*Request*
Copy out each line of the material below with no changes.

*Source material*
+===+

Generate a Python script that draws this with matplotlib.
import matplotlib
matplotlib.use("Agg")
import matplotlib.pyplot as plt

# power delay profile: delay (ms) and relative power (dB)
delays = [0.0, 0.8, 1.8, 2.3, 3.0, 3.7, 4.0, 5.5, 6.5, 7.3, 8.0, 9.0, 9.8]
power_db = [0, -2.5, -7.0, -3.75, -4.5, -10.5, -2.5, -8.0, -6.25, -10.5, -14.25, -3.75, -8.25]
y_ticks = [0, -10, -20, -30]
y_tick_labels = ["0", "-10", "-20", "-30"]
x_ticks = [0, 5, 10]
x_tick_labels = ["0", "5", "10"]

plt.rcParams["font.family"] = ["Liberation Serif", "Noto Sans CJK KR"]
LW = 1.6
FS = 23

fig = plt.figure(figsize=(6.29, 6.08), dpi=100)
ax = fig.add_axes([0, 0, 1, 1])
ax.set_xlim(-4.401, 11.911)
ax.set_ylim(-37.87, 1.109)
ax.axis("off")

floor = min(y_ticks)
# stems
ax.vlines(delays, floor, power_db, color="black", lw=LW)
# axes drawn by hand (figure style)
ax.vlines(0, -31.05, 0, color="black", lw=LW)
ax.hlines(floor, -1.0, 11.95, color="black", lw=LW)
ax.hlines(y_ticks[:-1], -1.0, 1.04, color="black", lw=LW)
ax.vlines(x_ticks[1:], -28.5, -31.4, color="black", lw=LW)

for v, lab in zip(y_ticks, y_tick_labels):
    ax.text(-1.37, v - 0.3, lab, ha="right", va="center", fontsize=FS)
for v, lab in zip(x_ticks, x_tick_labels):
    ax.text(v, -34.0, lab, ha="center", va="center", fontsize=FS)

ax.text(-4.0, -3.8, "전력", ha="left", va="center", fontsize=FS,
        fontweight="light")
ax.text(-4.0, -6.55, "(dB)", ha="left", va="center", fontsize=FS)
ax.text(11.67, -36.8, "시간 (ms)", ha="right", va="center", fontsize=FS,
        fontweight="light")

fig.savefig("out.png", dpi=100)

+===+

*Worked answer*
Generate a Python script that draws this with matplotlib.
import matplotlib
matplotlib.use("Agg")
import matplotlib.pyplot as plt

# power delay profile: delay (ms) and relative power (dB)
delays = [0.0, 0.8, 1.8, 2.3, 3.0, 3.7, 4.0, 5.5, 6.5, 7.3, 8.0, 9.0, 9.8]
power_db = [0, -2.5, -7.0, -3.75, -4.5, -10.5, -2.5, -8.0, -6.25, -10.5, -14.25, -3.75, -8.25]
y_ticks = [0, -10, -20, -30]
y_tick_labels = ["0", "-10", "-20", "-30"]
x_ticks = [0, 5, 10]
x_tick_labels = ["0", "5", "10"]

plt.rcParams["font.family"] = ["Liberation Serif", "Noto Sans CJK KR"]
LW = 1.6
FS = 23

fig = plt.figure(figsize=(6.29, 6.08), dpi=100)
ax = fig.add_axes([0, 0, 1, 1])
ax.set_xlim(-4.401, 11.911)
ax.set_ylim(-37.87, 1.109)
ax.axis("off")

floor = min(y_ticks)
# stems
ax.vlines(delays, floor, power_db, color="black", lw=LW)
# axes drawn by hand (figure style)
ax.vlines(0, -31.05, 0, color="black", lw=LW)
ax.hlines(floor, -1.0, 11.95, color="black", lw=LW)
ax.hlines(y_ticks[:-1], -1.0, 1.04, color="black", lw=LW)
ax.vlines(x_ticks[1:], -28.5, -31.4, color="black", lw=LW)

for v, lab in zip(y_ticks, y_tick_labels):
    ax.text(-1.37, v - 0.3, lab, ha="right", va="center", fontsize=FS)
for v, lab in zip(x_ticks, x_tick_labels):
    ax.text(v, -34.0, lab, ha="center", va="center", fontsize=FS)

ax.text(-4.0, -3.8, "전력", ha="left", va="center", fontsize=FS,
        fontweight="light")
ax.text(-4.0, -6.55, "(dB)", ha="left", va="center", fontsize=FS)
ax.text(11.67, -36.8, "시간 (ms)", ha="right", va="center", fontsize=FS,
        fontweight="light")

fig.savefig("out.png", dpi=100)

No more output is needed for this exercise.